I guess you could say I found my rhythm: I was constantly pulling myself back, evidenced by how the second half of every mile was done well above tempo pace to average out the way-too-fast first half. None was worse than the very first tempo mile, where the first 0.2 was at a 6:18 pace.

Apparently I’ve not only forgotten how to do tempo runs, but I’m not in nearly as bad of shape as I’d originally thought. Which is confidence-inspiring, to say the least.

Now: regarding today’s long run, an “easy 10”. The Lady and I were fully expecting and prepared for a cold and blustery morning. What we were not expecting:

It’s a tropical paradise.

Yeah. No.

So we swapped out our cold gear and wind jackets in favor of shorts and t-shirts and made for The Lady’s gym, where we proceeded to pound on treadmills for nearly 90 minutes. That run officially marks the longest workout I’ve ever done on a treadmill, and frankly speaking it’s a record I have no intention of ever breaking. Dreadmill running blows. Not even TV or a kickass iPod playlist can ameliorate the caustic doldrums of staring at the same effing scenery and breathing the same stationary pocket of air for a period longer than a couple of seconds. It’s mind-numbing, to put it mildly.

But we finished. We ticked off our 10-mile long run and look ahead eagerly to the [OUTDOOR] runs in our near future.

Not the least of which is an upcoming local race: the Spring Thaw!

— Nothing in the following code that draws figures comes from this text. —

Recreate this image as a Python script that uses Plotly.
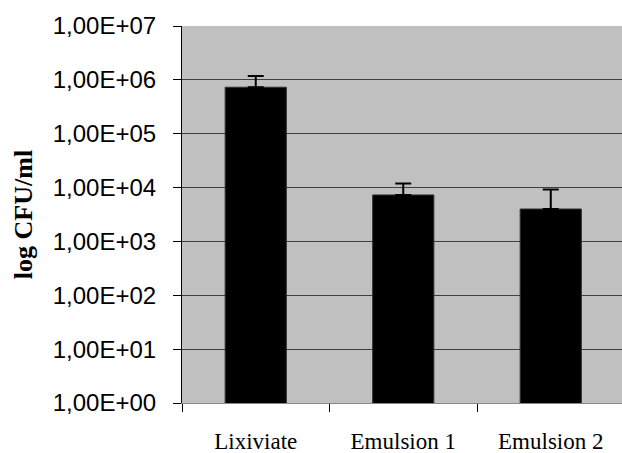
import plotly.graph_objects as go

categories = ["Lixiviate", "Emulsion 1", "Emulsion 2"]
values = [7.3e5, 7.3e3, 4.0e3]
err_plus = [4.5e5, 4.6e3, 5.2e3]
tick_vals = [1e0, 1e1, 1e2, 1e3, 1e4, 1e5, 1e6, 1e7]
tick_text = ["1,00E+00", "1,00E+01", "1,00E+02", "1,00E+03",
             "1,00E+04", "1,00E+05", "1,00E+06", "1,00E+07"]

fig = go.Figure(go.Bar(
    x=categories, y=values,
    marker=dict(color="black", line=dict(color="#333333", width=1)),
    error_y=dict(type="data", symmetric=False, array=err_plus,
                 arrayminus=[0, 0, 0], color="black", thickness=2, width=8),
))

fig.update_layout(
    width=622, height=453,
    margin=dict(l=182, r=0, t=26, b=50),
    paper_bgcolor="white", plot_bgcolor="#C0C0C0",
    bargap=0.585,
    showlegend=False,
    xaxis=dict(
        range=[-0.5, 2.483],
        ticks="outside", tickson="boundaries", ticklen=8, tickcolor="black",
        showline=True, linecolor="#888888", linewidth=1,
        showgrid=False,
        tickfont=dict(family="Liberation Serif", size=23, color="black"),
        ticklabelstandoff=17,
    ),
    yaxis=dict(
        type="log", range=[0, 7],
        tickvals=tick_vals, ticktext=tick_text,
        ticks="outside", ticklen=8, tickcolor="black",
        showline=True, linecolor="black", linewidth=1,
        showgrid=True, gridcolor="#404040", gridwidth=1,
        tickfont=dict(family="Liberation Sans", size=24, color="black"),
        ticklabelstandoff=12,
        title=dict(text="<b>log CFU/ml</b>",
                   font=dict(family="Liberation Serif", size=26, color="black"),
                   standoff=12),
    ),
)

fig.write_html("out.html", config={"displayModeBar": False},
               post_script="document.body.style.margin='0';")
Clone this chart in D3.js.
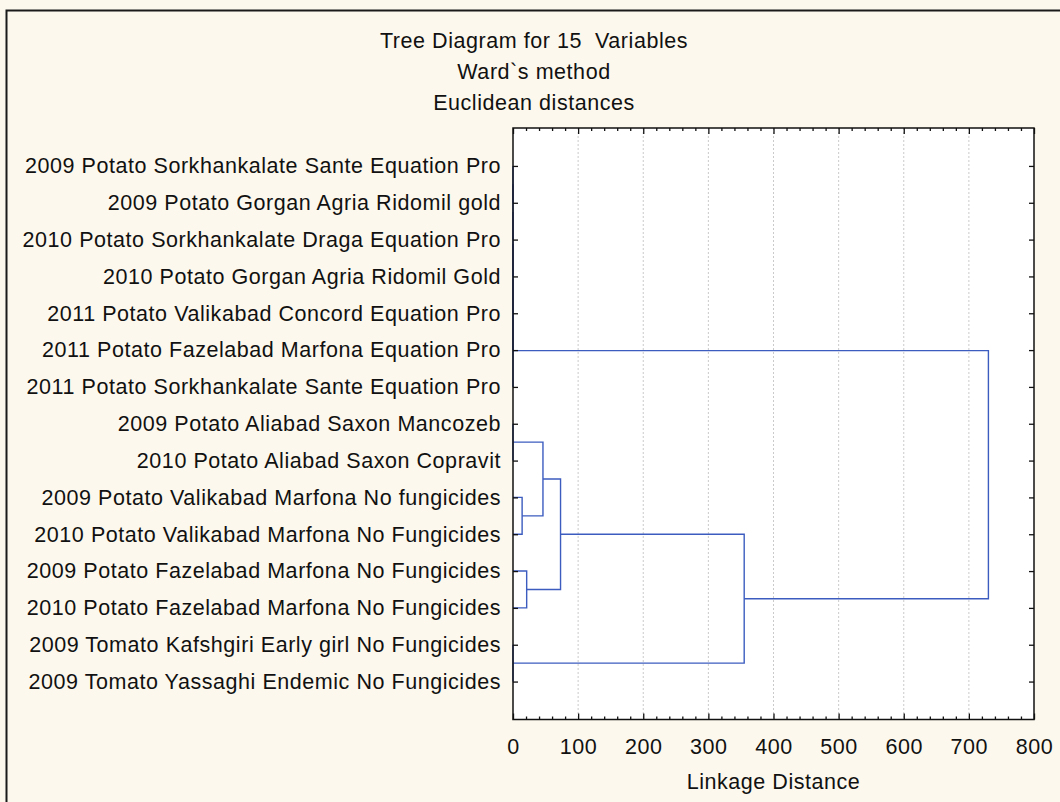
<!DOCTYPE html>
<html>
<head>
<meta charset="utf-8">
<script src="https://cdn.jsdelivr.net/npm/d3@7"></script>
<style>
  body { margin: 0; background: #fcf8ed; }
  svg { display: block; }
  text { font-family: "Liberation Sans", Arial, sans-serif; fill: #111; }
  .title { white-space: pre; }
</style>
</head>
<body>
<div id="chart"></div>
<script>
// leaf labels, top to bottom
var leaves = [
  "2009 Potato Sorkhankalate Sante Equation Pro",
  "2009 Potato Gorgan Agria Ridomil gold",
  "2010 Potato Sorkhankalate Draga Equation Pro",
  "2010 Potato Gorgan Agria Ridomil Gold",
  "2011 Potato Valikabad Concord Equation Pro",
  "2011 Potato Fazelabad Marfona Equation Pro",
  "2011 Potato Sorkhankalate Sante Equation Pro",
  "2009 Potato Aliabad Saxon Mancozeb",
  "2010 Potato Aliabad Saxon Copravit",
  "2009 Potato Valikabad Marfona No fungicides",
  "2010 Potato Valikabad Marfona No Fungicides",
  "2009 Potato Fazelabad Marfona No Fungicides",
  "2010 Potato Fazelabad Marfona No Fungicides",
  "2009 Tomato Kafshgiri Early girl No Fungicides",
  "2009 Tomato Yassaghi Endemic No Fungicides"
];

// joins: [node a, node b, linkage distance]; new node ids start at 15
var joinA = [0, 15, 3, 17, 5, 6, 7, 9, 21, 11, 23, 13, 25, 20];
var joinB = [1, 2, 16, 4, 18, 19, 8, 10, 22, 12, 24, 14, 26, 27];
var joinDist = [0, 0, 0, 0, 0, 0, 0, 14, 46, 21, 73, 0, 355, 730];

var xTicks = [0, 100, 200, 300, 400, 500, 600, 700, 800];
var titleLines = ["Tree Diagram for 15  Variables", "Ward`s method", "Euclidean distances"];
var xTitle = "Linkage Distance";

var width = 1060, height = 802;
var plot = {left: 513, right: 1034, top: 128, bottom: 719.5};
var lineColor = "#3c5cbf";

var svg = d3.select("#chart").append("svg")
  .attr("width", width)
  .attr("height", height);

// outer border (left and top only visible)
svg.append("path")
  .attr("d", "M" + width + ",10.5H6.5V" + height)
  .attr("fill", "none")
  .attr("stroke", "#1a1a1a")
  .attr("stroke-width", 2);

var x = d3.scaleLinear().domain([0, 800]).range([plot.left, plot.right]);
var y = d3.scaleLinear().domain([-1.03, leaves.length - 1 + 1.03]).range([plot.top, plot.bottom]);

// plot background
svg.append("rect")
  .attr("x", plot.left).attr("y", plot.top)
  .attr("width", plot.right - plot.left).attr("height", plot.bottom - plot.top)
  .attr("fill", "#fff");

// grid
svg.append("g").selectAll("line")
  .data(xTicks.slice(1, -1))
  .enter().append("line")
  .attr("x1", function(d) { return x(d); })
  .attr("x2", function(d) { return x(d); })
  .attr("y1", plot.top).attr("y2", plot.bottom)
  .attr("stroke", "#bdbdbd")
  .attr("stroke-width", 0.8)
  .attr("stroke-dasharray", "2,2");

// work out node positions and heights
var pos = d3.range(leaves.length), hgt = leaves.map(function() { return 0; });
var links = [];
joinA.forEach(function(a, i) {
  var b = joinB[i], h = joinDist[i];
  links.push({ya: pos[a], yb: pos[b], ha: hgt[a], hb: hgt[b], h: h});
  pos.push((pos[a] + pos[b]) / 2);
  hgt.push(h);
});

svg.append("g").selectAll("path")
  .data(links)
  .enter().append("path")
  .attr("d", function(d) {
    return "M" + x(d.ha) + "," + y(d.ya) + "H" + x(d.h) + "V" + y(d.yb) + "H" + x(d.hb);
  })
  .attr("fill", "none")
  .attr("stroke", lineColor)
  .attr("stroke-width", 1.4);

// axes, ticks point inward
var fontSize = "21.5px", spacing = "0.55px";

function styleAxis(g) {
  g.select(".domain").remove();
  g.selectAll(".tick line").attr("stroke", "#111").attr("stroke-width", 1.3);
  g.selectAll("text")
    .attr("font-size", fontSize)
    .attr("letter-spacing", spacing)
    .attr("fill", "#111")
    .style("font-family", '"Liberation Sans", Arial, sans-serif');
}

var minorTicks = d3.range(0, 801, 20).filter(function(d) { return d % 100 !== 0; });

svg.append("g")
  .attr("transform", "translate(0," + plot.bottom + ")")
  .call(d3.axisBottom(x).tickValues(xTicks).tickSize(-6).tickPadding(19))
  .call(styleAxis);
svg.append("g")
  .attr("transform", "translate(0," + plot.bottom + ")")
  .call(d3.axisBottom(x).tickValues(minorTicks).tickSize(-3).tickFormat(""))
  .call(styleAxis);
svg.append("g")
  .attr("transform", "translate(0," + plot.top + ")")
  .call(d3.axisTop(x).tickValues(xTicks).tickSize(-6).tickFormat(""))
  .call(styleAxis);
svg.append("g")
  .attr("transform", "translate(0," + plot.top + ")")
  .call(d3.axisTop(x).tickValues(minorTicks).tickSize(-3).tickFormat(""))
  .call(styleAxis);

svg.append("g")
  .attr("transform", "translate(" + plot.left + ",0)")
  .call(d3.axisLeft(y).tickValues(d3.range(leaves.length)).tickSize(-5).tickPadding(12)
    .tickFormat(function(i) { return leaves[i]; }))
  .call(styleAxis);
svg.append("g")
  .attr("transform", "translate(" + plot.right + ",0)")
  .call(d3.axisRight(y).tickValues(d3.range(leaves.length)).tickSize(-5).tickFormat(""))
  .call(styleAxis);

// frame on top
svg.append("rect")
  .attr("x", plot.left).attr("y", plot.top)
  .attr("width", plot.right - plot.left).attr("height", plot.bottom - plot.top)
  .attr("fill", "none")
  .attr("stroke", "#111")
  .attr("stroke-width", 1.5);

// titles
svg.append("g").selectAll("text")
  .data(titleLines)
  .enter().append("text")
  .attr("class", "title")
  .attr("x", 534)
  .attr("y", function(d, i) { return 47.5 + i * 31; })
  .attr("text-anchor", "middle")
  .attr("font-size", fontSize)
  .attr("letter-spacing", spacing)
  .text(function(d) { return d; });

svg.append("text")
  .attr("x", (plot.left + plot.right) / 2)
  .attr("y", 789)
  .attr("text-anchor", "middle")
  .attr("font-size", fontSize)
  .attr("letter-spacing", spacing)
  .text(xTitle);
</script>
</body>
</html>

It was at this very event last year when I ran my first 20-miler (which, in retrospect, was kind of not a good decision to run 20 miles when I’d never run more than 13.1). This year I have no grandiose plans to run 20 again; I have not kept the baseline mileage needed to make a run at beating my time from last year. So instead, I’m gunning for 15 in under 2:05. I’m pacing The Lady at her half-marathon pace for the first 10 (~8:45/mile), then I’ll take off for the last 5 somewhere in the 7-7:30 range.